• _Aim_
Look for the string "matplotlib" in every line, and copy each line that has it.

++++++++++

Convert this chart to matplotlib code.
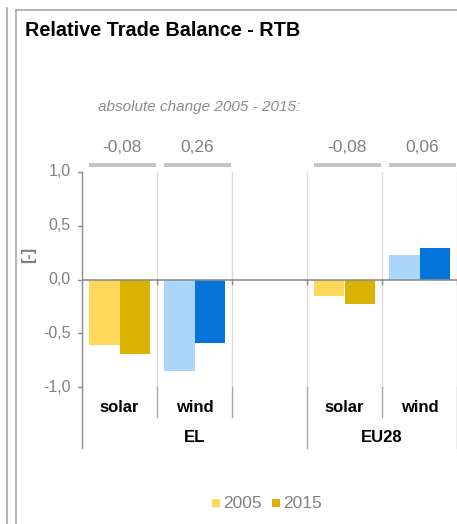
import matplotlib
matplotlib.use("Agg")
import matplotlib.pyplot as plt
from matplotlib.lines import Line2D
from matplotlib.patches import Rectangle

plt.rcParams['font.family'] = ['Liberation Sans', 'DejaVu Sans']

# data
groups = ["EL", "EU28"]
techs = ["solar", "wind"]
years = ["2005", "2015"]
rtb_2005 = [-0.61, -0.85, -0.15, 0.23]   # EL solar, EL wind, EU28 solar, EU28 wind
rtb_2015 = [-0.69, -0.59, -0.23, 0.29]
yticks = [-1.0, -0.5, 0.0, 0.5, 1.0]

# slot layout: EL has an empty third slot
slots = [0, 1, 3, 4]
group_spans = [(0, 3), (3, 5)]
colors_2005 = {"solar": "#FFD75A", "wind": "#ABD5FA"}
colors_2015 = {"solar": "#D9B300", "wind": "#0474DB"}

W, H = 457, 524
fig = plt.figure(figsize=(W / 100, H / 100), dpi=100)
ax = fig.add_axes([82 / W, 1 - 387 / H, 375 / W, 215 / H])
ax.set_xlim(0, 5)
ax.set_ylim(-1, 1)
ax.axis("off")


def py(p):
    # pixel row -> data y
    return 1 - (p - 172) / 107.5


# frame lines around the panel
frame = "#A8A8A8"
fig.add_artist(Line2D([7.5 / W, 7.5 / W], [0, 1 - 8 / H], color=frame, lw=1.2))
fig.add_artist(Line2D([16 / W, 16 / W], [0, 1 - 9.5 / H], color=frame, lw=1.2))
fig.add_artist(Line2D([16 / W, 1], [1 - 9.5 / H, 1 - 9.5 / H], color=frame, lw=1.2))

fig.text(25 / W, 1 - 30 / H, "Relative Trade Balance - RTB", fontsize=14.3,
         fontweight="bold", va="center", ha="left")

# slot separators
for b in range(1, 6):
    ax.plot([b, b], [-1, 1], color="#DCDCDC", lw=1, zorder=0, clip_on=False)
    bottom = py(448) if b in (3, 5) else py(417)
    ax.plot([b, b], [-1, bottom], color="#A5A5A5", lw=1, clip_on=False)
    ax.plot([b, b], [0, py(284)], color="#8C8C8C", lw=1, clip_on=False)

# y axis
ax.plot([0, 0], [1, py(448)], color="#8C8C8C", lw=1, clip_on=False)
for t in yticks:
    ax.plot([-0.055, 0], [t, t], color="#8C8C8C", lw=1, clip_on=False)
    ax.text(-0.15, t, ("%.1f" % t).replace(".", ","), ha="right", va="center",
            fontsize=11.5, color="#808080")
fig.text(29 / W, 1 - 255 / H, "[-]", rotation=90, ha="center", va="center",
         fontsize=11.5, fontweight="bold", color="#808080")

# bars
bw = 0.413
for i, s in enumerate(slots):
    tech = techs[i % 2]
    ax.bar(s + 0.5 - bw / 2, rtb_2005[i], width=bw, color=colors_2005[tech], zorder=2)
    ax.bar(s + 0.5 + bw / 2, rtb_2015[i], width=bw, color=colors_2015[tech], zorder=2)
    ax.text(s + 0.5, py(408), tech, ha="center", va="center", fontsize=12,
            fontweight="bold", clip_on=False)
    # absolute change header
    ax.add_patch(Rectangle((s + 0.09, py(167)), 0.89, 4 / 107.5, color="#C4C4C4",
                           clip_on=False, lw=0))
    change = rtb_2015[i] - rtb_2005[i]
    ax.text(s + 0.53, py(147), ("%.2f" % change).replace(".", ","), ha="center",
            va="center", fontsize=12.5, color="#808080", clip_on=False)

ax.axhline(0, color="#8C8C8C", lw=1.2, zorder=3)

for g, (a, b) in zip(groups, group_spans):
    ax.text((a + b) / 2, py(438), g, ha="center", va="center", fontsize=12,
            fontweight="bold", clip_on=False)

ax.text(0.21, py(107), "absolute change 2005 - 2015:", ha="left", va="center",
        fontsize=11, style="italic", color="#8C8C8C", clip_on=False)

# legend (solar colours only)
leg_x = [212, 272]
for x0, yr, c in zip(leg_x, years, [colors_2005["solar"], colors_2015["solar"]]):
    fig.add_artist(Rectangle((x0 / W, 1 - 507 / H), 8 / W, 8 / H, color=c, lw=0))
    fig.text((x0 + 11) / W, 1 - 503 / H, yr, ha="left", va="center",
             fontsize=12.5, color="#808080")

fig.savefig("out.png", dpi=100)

++++++++++

• _Problem solution_
Convert this chart to matplotlib code.
import matplotlib
matplotlib.use("Agg")
import matplotlib.pyplot as plt
from matplotlib.lines import Line2D
from matplotlib.patches import Rectangle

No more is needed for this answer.